К тому же, как раз в главе, посвящённой «утопии ‘эссеизма“», показано со всей ясностью, как утопизм Музиля основывается на структуре из апорий, оправдывающей именно незавершённость романа10
. В самом деле, когда Музиль пишет, что «Примерно так же, как эссе чередою своих разделов берёт предмет со многих сторон, не охватывая его полностью, ибо предмет, охваченный полностью, теряет вдруг свой объём и убывает в понятие, – примерно так же следовало, считал он, подходить к миру и к собственной жизни» (Если «философы – это притеснители, не имеющие в своём распоряжении армии и потому подчиняющие себе мир путём заключения его в систему»
«Эссеизм» – это то, что предполагает предмет как нечто непрерывно меняющееся, что не исчерпывается определением; это метафорическое видение, обращённое к тому, чтобы уловить отношения подобия среди вещей, отрицая то, что такие отношения являются частью самих вещей. То есть, в отличие от человека действительности, человек без свойств – это «утопический» человек, для которого статуя Дедала не должна быть связана суждениями, но может всегда убежать11
.Человек, привязанный к утопической возможности эссеизма, остаётся всегда в состоянии подвешенности между «учёным» и «писателем». Не случайно парадоксальность эссеизма происходит именно из факта, что существуют
два склада ума, и они не только борются друг с другом, но, что хуже, обычно существуют бок о бок, не обмениваясь ни словом… Один удовлетворяется тем, что стремится к точности и придерживается фактов; другой не удовлетворяется этим, а охватывает всегда все и выводит свое знание из так называемых вечных и великих истин. (1/sQ, 239)
Именно потому, что утопия является горизонтом, в пределах которого не определяется реальность того или сего, но возможность, которую имеют то или сё, чтобы стать «другим», она становится для Музиля тем состоянием, которое делает возможным возвращение смысла. Утопия – это не побег от реальности, ведь именно изнутри этой последней она позволяет обнаружить возможности другие.

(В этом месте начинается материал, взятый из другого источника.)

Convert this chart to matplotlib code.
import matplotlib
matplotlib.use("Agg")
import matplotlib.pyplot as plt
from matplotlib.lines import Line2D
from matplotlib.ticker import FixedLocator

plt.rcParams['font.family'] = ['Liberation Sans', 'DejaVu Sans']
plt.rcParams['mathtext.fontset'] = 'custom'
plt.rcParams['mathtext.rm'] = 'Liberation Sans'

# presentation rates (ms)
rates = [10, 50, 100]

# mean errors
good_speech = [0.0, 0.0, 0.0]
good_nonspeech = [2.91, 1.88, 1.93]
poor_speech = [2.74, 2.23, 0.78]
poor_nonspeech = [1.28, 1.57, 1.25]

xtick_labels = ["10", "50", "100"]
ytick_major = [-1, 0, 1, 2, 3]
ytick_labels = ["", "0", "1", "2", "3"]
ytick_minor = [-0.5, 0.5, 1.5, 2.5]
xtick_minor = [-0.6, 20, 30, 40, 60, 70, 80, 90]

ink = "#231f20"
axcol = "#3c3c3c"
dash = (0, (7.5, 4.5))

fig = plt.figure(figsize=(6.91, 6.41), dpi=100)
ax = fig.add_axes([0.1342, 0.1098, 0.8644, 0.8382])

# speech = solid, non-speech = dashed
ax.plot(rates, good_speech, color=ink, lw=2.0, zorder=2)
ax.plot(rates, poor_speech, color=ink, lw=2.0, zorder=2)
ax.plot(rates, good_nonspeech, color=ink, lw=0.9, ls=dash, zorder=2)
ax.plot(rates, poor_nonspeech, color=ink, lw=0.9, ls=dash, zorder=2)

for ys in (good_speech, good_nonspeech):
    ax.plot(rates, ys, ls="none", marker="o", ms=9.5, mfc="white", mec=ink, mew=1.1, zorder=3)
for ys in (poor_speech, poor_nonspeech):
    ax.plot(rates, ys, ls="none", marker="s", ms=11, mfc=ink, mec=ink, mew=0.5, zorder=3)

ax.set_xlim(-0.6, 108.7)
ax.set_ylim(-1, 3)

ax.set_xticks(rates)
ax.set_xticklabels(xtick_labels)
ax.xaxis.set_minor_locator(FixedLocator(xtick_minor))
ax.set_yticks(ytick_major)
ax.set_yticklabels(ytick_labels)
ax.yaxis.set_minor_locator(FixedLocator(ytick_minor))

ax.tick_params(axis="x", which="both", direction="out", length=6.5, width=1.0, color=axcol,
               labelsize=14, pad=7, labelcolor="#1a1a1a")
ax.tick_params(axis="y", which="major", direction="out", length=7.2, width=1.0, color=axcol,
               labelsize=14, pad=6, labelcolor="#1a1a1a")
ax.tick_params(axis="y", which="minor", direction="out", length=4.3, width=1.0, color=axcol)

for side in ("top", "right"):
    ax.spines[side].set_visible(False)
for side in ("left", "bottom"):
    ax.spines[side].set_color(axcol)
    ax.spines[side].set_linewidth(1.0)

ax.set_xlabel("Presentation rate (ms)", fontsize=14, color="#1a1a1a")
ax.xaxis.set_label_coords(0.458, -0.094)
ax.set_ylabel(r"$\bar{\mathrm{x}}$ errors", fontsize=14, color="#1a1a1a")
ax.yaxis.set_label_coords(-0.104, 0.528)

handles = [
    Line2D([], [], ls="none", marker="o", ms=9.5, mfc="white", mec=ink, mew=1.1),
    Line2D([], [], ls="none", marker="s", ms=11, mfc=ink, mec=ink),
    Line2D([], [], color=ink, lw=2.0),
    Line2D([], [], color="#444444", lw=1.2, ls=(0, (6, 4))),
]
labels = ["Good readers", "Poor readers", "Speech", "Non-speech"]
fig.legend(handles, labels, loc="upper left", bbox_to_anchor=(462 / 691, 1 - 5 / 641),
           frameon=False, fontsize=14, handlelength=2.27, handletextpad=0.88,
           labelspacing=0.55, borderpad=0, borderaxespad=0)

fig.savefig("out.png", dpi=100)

Именно эта необходимость утопии оставаться в мире даёт основание с одной стороны той ложной утопии, которая является ипостатизацией действительности в её настоящем и её будущем, как это представляется в «Параллельной Акции», а с другой стороны – той возможности установить отношение с «другим», способной открыть мир любви, которая является «другим состоянием». В самом деле, в утопии «Параллельной Акции» австрийское дворянство лишь в движении вспять видит единственную возможность спасения, давая, таким образом, основание для самого настоящего опрокидывания с ног на голову самой утопии.

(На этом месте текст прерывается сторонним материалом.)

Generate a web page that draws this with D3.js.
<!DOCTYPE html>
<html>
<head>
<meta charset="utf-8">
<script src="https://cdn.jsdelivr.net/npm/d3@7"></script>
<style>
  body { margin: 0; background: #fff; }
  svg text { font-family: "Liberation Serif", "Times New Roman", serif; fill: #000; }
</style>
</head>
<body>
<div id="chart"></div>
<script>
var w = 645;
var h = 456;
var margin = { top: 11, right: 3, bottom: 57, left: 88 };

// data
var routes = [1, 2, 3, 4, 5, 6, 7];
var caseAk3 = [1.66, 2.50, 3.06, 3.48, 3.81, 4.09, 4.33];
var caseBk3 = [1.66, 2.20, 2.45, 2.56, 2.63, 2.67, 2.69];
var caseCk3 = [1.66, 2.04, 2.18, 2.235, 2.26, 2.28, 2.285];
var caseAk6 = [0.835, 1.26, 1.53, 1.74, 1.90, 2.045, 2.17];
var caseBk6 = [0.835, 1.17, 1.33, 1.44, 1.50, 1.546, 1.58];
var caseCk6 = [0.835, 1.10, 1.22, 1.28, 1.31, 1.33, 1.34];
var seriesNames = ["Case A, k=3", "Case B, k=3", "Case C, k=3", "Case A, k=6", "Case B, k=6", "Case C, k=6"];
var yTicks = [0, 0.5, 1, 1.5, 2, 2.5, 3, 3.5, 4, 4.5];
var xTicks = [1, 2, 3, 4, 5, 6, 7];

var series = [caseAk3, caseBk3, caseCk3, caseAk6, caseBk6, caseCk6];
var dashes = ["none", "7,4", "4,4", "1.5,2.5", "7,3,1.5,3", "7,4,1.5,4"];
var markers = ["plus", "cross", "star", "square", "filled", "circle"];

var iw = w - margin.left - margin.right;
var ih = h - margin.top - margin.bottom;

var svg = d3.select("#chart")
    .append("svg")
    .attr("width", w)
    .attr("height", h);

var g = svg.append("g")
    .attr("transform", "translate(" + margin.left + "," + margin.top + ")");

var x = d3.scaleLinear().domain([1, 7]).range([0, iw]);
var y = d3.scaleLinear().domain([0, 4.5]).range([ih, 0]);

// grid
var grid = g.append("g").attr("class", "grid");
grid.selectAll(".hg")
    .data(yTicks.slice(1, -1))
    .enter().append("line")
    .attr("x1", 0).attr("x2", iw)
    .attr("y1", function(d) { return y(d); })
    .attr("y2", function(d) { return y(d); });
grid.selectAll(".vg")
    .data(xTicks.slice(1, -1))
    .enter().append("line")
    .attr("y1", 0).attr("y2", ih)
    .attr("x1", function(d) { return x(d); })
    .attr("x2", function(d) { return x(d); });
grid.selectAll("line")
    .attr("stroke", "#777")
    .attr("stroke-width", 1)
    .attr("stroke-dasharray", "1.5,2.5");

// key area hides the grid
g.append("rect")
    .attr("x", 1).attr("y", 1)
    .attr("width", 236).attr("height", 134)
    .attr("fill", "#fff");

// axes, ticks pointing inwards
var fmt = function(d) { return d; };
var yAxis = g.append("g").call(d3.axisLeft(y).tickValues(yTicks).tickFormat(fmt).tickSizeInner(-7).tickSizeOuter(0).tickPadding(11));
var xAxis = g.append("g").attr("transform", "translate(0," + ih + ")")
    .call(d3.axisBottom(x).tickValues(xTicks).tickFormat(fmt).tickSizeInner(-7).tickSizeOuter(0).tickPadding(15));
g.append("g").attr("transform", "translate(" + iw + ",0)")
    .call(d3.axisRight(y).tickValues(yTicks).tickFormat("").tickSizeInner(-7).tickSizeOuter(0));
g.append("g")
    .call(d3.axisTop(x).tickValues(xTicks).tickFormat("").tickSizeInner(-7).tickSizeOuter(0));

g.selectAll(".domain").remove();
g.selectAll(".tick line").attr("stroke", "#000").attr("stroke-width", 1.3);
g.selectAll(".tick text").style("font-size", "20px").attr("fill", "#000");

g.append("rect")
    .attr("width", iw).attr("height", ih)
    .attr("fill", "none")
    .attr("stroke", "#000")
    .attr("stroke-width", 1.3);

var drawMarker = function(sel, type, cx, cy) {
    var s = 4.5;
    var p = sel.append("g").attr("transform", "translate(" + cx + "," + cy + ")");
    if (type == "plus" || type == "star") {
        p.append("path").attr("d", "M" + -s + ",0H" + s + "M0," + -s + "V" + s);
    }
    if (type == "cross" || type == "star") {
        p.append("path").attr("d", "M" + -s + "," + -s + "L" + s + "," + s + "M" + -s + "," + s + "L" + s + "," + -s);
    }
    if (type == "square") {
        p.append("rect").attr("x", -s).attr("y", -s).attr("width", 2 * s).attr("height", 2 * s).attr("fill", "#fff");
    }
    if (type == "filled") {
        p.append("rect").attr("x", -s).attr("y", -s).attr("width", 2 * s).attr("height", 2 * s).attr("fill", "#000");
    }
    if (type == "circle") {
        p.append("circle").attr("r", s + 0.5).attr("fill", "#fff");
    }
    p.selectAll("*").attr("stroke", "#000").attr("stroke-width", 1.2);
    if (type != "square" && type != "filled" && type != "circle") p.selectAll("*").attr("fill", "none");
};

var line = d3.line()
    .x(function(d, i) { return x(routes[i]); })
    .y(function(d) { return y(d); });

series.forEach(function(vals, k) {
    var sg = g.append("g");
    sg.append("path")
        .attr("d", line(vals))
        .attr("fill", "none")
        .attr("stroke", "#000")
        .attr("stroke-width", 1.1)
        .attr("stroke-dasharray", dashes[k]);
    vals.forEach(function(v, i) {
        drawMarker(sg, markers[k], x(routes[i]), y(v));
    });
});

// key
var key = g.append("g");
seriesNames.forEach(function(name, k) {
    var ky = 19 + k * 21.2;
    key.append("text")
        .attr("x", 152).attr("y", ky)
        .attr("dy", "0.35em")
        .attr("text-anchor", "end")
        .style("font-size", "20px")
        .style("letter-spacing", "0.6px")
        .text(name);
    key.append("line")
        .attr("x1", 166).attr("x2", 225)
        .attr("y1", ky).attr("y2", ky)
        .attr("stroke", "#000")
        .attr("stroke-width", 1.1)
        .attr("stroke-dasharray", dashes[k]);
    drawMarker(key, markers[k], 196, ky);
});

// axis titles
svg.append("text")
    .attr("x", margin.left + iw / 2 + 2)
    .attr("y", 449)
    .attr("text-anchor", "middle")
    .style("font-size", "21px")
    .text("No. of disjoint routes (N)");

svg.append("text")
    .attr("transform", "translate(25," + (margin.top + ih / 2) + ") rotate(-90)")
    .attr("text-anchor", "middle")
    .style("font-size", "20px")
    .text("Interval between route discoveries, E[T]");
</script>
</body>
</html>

В конечном счёте, в «Параллельной Акции» именно не-утопическое принимает вид утопического элемента.
Дело в том, что для Музиля утопия является не пустым идеалом, но возможностью действительности, уже скрытой в реальном процессе: для того, чтобы действительность осуществляла свои возможности, а значит, становилась постепенно всё более реальной, необходима зона нереальности или как раз утопии. А ложная утопия Параллельной Акции является, напротив, утопией той действительности, которая, замкнувшись в себе самой, исчерпала свои возможности. То есть «Какания» осуждена на гибель не по причине нереального изображения себя, но как раз из-за отсутствия такового.